I've been reading Furst since his first book, and I'm thrilled that he's finally gotten around to setting something in my ancestral homeland (Greece). That said, he does have a very distinctive style that is definitely not to everyone's taste. His narratives tend to unfold in a somewhat fractured way, in vignettes that can sometimes skip large swathes of time and geography. His characters can often have a somewhat detached tone to them, which can make them somewhat less empathetic than your average spy/thriller protagonists. Personally, I feel no one does WWII atmosphere better, and I'm always glad to step back in time to a world that he's captured so wonderfully.
This book revolves around Constantine Zannis, a Greek police detective serving in Salonika (present-day Thessaloniki, historically, Greece's second-largest city). He works for a shadowy high-ranking police patron on "special" cases that involve more discretion and nuance than called for in common crimes. Although in 1940 the war has yet to reach Greece, it's clear that it's only a matter of time before it does, and the city is crawling with Allied and Axis spies. As the war creeps closer and closer to the border, we see him change roles, from policeman to spycatcher to activated reserve officer to Allied agent.
In these roles we first see Zannis get involved in an underground railroad helping Jews escape German-controlled territory into Turkey. This is handled very well, as we see all aspects of the operation, from the German enablers, their SS hunters, the scared couples on trains chugging through the Balkans, the palms that need to be greased at the Turkish border, etc. And when he gets trucked north to serve in a unit along the border, it brings home the human scale of the war in Europe. The biggest storyline involves British agents (which include a former girlfriend) convincing him to go to Paris and bring out a British scientist caught in the occupied city. But what might be the central high stakes premise in another writer's thriller is in Furst's war just another task to be grimly undertaken by a committed and principled man.
The one area in which this book stumbles is in some of Zannis' personal relationships, especially an insipid affair with the stunning wife of a shipping magnate.
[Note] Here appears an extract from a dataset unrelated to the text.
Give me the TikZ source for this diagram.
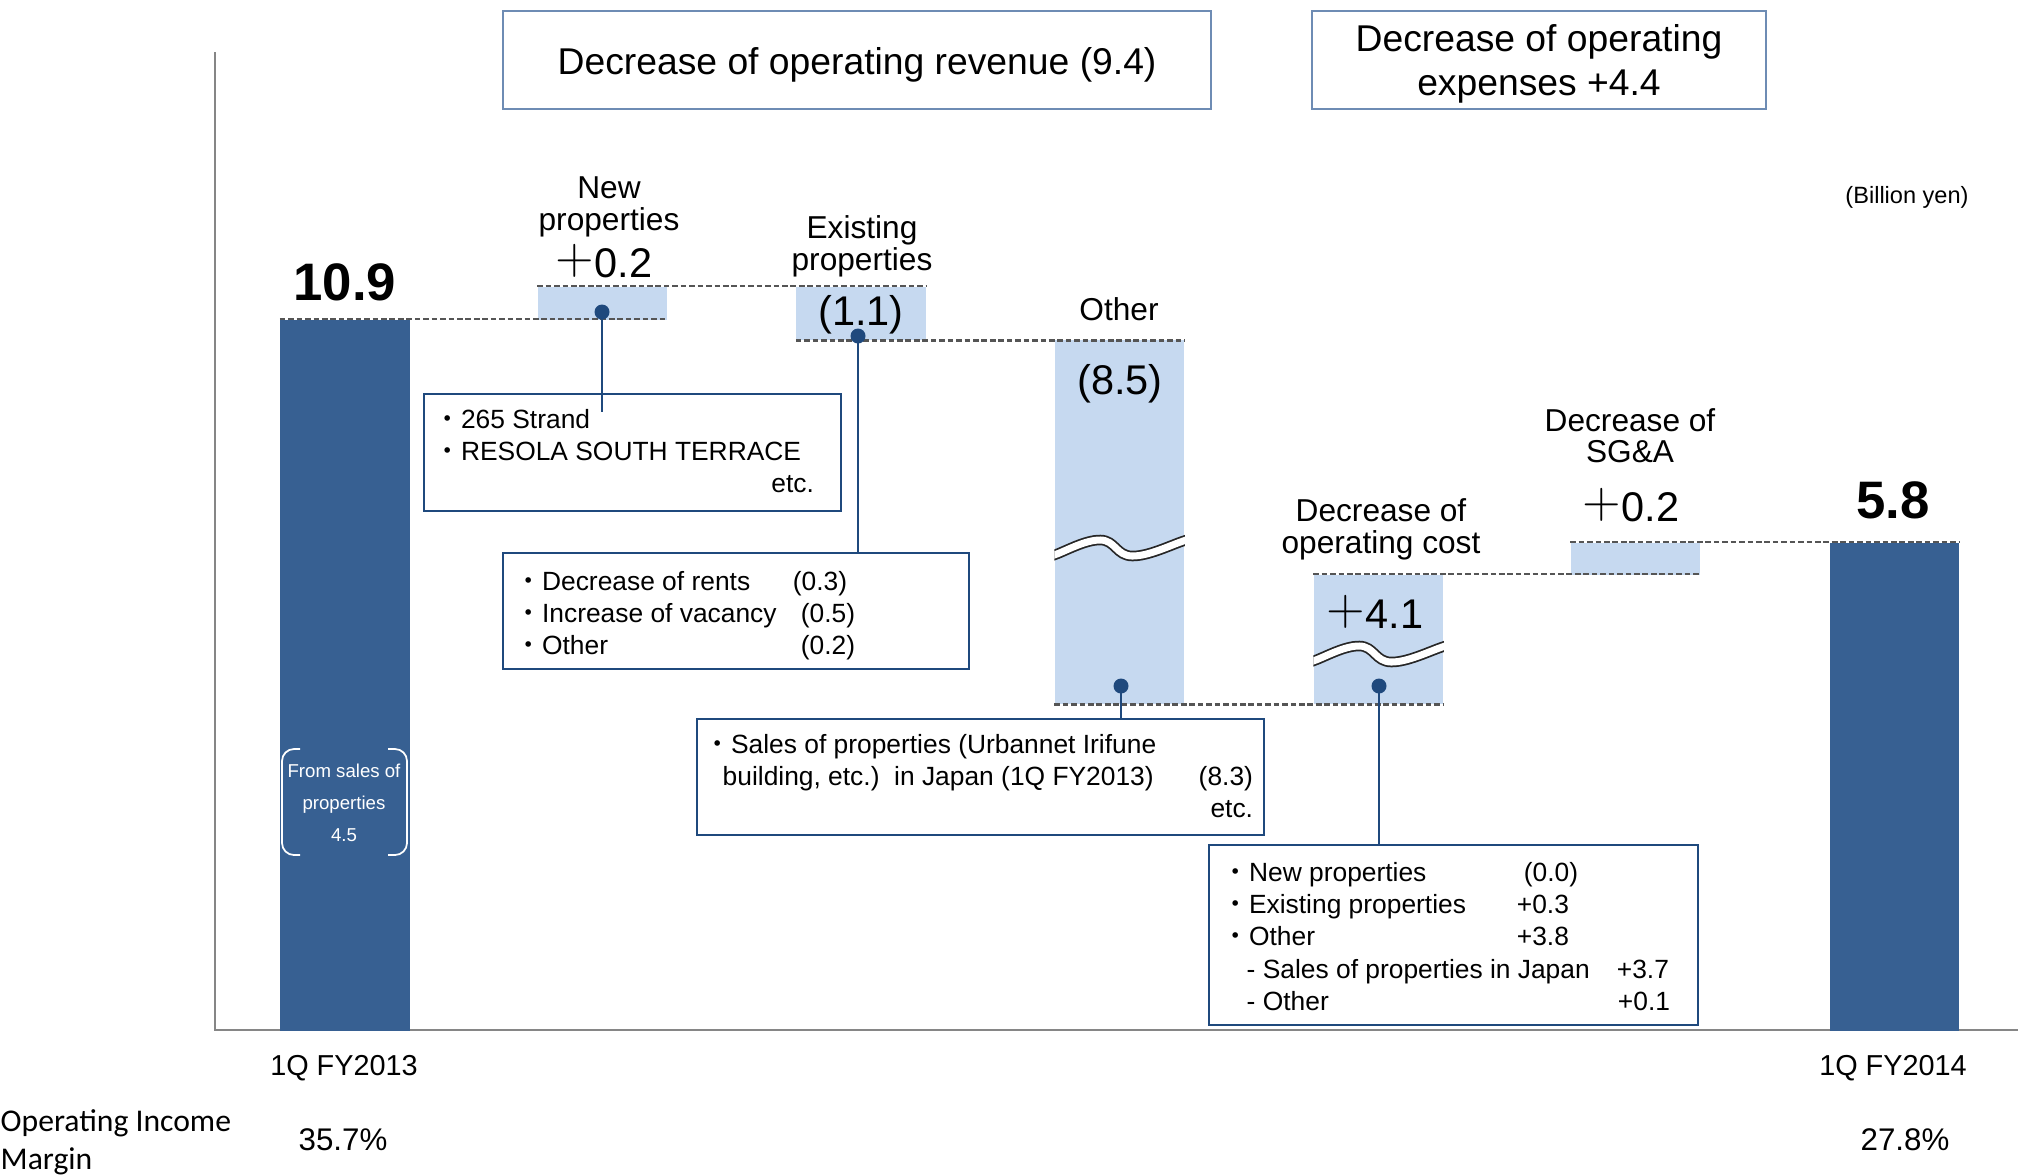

It comes out of nowhere and does nothing for the story except drag it kicking and screaming into the realm of conventional Hollywood blockbuster ("they found passion amidst the winds of war"). Fortunately, it's just a minor glitch, and there is none of the grand sweep and heft of typical spy thrillers. Furst is more of miniaturist, working in fine detail to create a series of stories that, read together, accrue a heft of their own.